Calculating The Local Ideal Class Monoid and Gekeler Ratios

Abstract: Let $A = \mathbb{F}q[T]$, $\mathfrak{p} \subset A$ prime, $f(x) \in A[x]$ irreducible and set $R = A[x]/f(x)$. Denote its completion by $R\mathfrak{p}$. The ideal class monoid $\text{ICM}(R_\mathfrak{p})$ is the set of fractional $R_\mathfrak{p}$ ideals modulo the principal $R_\mathfrak{p}$ ideals.

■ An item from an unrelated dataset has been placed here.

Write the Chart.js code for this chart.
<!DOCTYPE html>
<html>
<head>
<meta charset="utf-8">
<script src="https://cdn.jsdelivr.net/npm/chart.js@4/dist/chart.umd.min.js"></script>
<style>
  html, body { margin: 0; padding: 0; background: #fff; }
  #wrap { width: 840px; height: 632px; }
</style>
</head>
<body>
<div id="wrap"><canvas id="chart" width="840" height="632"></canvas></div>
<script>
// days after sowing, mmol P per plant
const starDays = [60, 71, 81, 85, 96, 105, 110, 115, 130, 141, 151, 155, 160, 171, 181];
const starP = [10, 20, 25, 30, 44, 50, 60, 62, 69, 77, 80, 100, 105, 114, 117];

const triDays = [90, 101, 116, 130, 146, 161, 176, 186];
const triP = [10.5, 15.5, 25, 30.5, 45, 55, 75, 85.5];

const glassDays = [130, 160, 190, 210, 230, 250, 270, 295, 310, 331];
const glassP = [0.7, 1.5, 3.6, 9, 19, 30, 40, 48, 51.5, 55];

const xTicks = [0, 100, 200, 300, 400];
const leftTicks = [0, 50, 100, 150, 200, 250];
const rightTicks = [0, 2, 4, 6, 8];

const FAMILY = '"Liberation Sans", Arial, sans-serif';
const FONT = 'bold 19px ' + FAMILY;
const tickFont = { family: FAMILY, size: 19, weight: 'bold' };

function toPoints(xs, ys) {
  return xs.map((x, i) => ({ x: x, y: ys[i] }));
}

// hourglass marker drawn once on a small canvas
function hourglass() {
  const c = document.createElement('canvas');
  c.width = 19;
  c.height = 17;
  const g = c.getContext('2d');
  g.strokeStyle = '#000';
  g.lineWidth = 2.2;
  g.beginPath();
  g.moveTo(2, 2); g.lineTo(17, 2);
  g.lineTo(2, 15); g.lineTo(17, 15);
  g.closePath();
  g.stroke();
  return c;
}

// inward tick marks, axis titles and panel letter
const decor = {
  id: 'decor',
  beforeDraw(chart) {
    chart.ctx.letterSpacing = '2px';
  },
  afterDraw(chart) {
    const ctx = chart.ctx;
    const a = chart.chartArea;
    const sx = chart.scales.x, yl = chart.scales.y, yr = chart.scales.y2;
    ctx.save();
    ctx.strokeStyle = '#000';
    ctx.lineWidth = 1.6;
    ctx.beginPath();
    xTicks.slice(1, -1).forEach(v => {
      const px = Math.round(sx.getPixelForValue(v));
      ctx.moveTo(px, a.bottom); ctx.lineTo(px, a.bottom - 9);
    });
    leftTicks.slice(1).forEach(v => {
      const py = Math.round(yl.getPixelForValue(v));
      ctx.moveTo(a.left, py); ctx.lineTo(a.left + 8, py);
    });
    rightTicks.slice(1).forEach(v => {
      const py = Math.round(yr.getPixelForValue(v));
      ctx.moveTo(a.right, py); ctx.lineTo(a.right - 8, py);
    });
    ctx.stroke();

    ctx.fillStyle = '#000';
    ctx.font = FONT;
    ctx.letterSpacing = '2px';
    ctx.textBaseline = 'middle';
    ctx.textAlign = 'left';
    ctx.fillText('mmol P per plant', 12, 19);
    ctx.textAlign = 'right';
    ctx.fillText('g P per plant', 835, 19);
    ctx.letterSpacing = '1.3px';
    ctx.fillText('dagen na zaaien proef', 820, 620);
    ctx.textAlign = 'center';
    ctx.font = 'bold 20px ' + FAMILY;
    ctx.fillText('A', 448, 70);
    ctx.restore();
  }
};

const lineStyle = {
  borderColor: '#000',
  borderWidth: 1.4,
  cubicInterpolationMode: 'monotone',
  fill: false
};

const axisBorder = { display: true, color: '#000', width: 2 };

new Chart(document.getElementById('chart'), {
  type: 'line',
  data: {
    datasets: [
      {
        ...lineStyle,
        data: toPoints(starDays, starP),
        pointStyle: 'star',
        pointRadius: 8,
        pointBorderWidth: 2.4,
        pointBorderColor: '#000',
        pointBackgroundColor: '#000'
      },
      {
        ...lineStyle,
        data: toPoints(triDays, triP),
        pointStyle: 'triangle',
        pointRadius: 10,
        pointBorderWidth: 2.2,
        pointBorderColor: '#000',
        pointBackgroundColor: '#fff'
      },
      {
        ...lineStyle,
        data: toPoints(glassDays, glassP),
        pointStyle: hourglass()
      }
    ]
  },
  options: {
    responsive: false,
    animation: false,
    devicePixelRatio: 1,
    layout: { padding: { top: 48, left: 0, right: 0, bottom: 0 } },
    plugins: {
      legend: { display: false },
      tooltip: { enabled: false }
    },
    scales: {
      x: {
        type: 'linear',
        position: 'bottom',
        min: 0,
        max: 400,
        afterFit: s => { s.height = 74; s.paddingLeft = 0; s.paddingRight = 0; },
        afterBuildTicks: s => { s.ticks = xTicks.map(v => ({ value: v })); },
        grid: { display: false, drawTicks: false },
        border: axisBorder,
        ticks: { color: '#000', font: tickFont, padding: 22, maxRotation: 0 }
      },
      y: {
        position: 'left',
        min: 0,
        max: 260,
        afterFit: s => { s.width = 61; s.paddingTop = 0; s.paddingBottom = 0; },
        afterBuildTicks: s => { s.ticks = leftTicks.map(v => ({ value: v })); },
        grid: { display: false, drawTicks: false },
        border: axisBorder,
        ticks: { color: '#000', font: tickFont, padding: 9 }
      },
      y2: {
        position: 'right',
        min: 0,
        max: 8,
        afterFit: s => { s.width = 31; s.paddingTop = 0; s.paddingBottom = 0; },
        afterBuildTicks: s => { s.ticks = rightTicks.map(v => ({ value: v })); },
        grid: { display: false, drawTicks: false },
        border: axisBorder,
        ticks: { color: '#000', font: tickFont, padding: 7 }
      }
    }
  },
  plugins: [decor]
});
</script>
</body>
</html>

We provide an algorithm to compute $\text{ICM}(R_\mathfrak{p})$. In the process we also get algorithms to compute the overorders and weak equivalence classes of $R_\mathfrak{p}$. We then use the algorithms to compute the product of local Gekeler ratios $\prod_{\mathfrak{p} \subset A} v_\mathfrak{p}(f) = \prod_{\mathfrak{p} \subset A} \lim_{n \rightarrow \infty} \frac{|{M \in \text{Mat}_r(A/\mathfrak{p}^n)\mid \text{charpoly}(M)=f}}{|\text{SL}_r(A/\mathfrak{p}^n)|/|\mathfrak{p}|^{n(r-1)}}$. This provides part of an algorithm to compute the weighted size of an isogeny class of Drinfeld modules.